ICE claims it has been properly treating the boy, who was only taken to a San Antonio hospital on Tuesday after ICE was contacted by the media. Medical records shared with AP show that the boy was not seen by a pediatric neurologist, but doctors at the hospital consulted the neurosurgery department. A followup was deemed unnecessary since the MRI was clear.
Cohen told the AP that the child had an appointment with a neurologist before being detained, a recommendation given by the first hospital he was treated at following the injury. Cohen provided the boy’s medical records, which diagnose the child with a mild traumatic brain injury and an epidural hematoma, bleeding between his brain and skull. Cohen argued that current testing does not dismiss the complications that could have resulting from the previous bleeding. The San Antonio hospital did not have the paperwork from the California hospital that first treated him, the AP found.
ICE stands by its defense that it provided the right care to the child; “no issues were present that required the need to elevate the case to another neurological specialist,” the agency said in a statement Thursday. While it has declined to comment on the lawsuit, ICE claims the child’s mother did not inform the agency of her son’s injury when detained in January. The boy’s aunt and Cohen are afraid that, if not addressed, the issues the child faces will only worsen. “I fear for his immediate health and safety, and for his long-term health and safety, because we know that traumatic brain injuries in children can have devastating consequences for the rest of their lives,” Cohen said.

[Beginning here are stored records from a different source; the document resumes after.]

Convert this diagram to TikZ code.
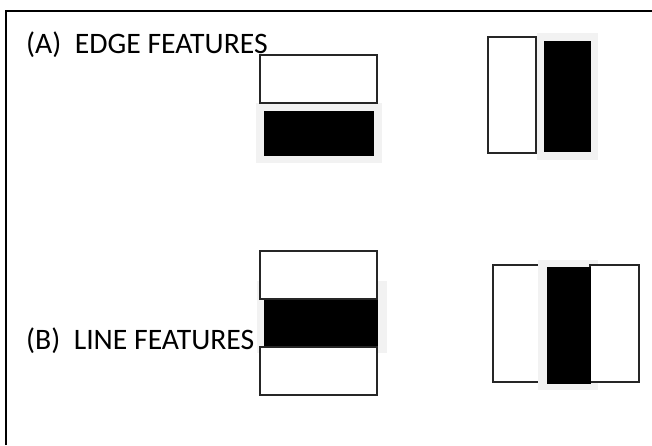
\documentclass[tikz,border=0pt]{standalone}
\usepackage{fontspec}
\setmainfont{Carlito}

\definecolor{haarshade}{HTML}{F2F2F2}

\tikzset{
  haarframe/.style={line width=1.8pt, black},
  haarwhite/.style={draw=black!85, fill=white, line width=1.3pt},
  haarblack/.style={fill=black},
  haarshade/.style={fill=haarshade},
  haarlabel/.style={anchor=base west, inner sep=0pt, font=\fontsize{29.7}{35}\selectfont}
}

\begin{document}
\begin{tikzpicture}[x=1pt, y=-1pt]
\useasboundingbox (0,0) rectangle (652,445);
\draw[haarframe] (6,445) -- (6,11) -- (652,11);

\node[haarlabel] (edgelabel) at (26,53) {(A)\ \ EDGE FEATURES};
\node[haarlabel] (linelabel) at (26,349) {(B)\ \ LINE FEATURES};

% edge feature, horizontal
\fill[haarshade] (256,103) rectangle (382,163);
\fill[haarblack] (264,111) rectangle (374,156);
\draw[haarwhite] (260,55) rectangle (377,103);

% edge feature, vertical
\draw[haarwhite] (488,37) rectangle (536,153);
\fill[haarshade] (537,33) rectangle (598,160);
\fill[haarblack] (544,41) rectangle (591,152);

% line feature, horizontal
\fill[haarshade] (257,281) rectangle (387,353);
\fill[haarblack] (264,290) rectangle (378,346);
\draw[haarwhite] (260,251) rectangle (377,299);
\draw[haarwhite] (260,347) rectangle (377,395);

% line feature, vertical
\draw[haarwhite] (493,265) rectangle (546,382);
\fill[haarshade] (538,260) rectangle (598,390);
\draw[haarwhite] (590,265) rectangle (639,382);
\fill[haarblack] (547,267) rectangle (591,384);
\end{tikzpicture}
\end{document}
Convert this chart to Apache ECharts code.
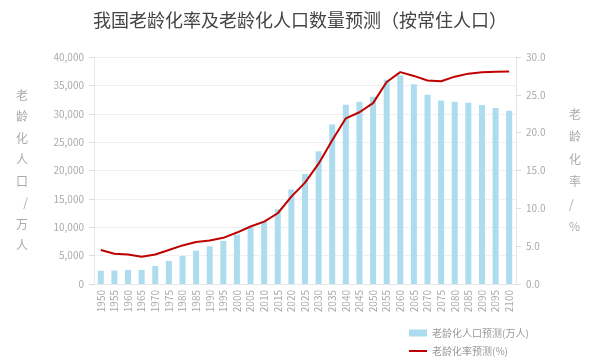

Healthcare is a basic human right that should be accessible to all, especially children. While ICE is quick to defend the “care” it provides to children, news reports tell otherwise. According to ProPublica, as of January, at least six migrant children have died in the custody of ICE and Border Patrol since the current administration took office. The Trump administration has been under fire for its lack of sanitation and limited supply of food and water provided to those in custody, yet still fails to acknowledge the terrible way it treats immigrants.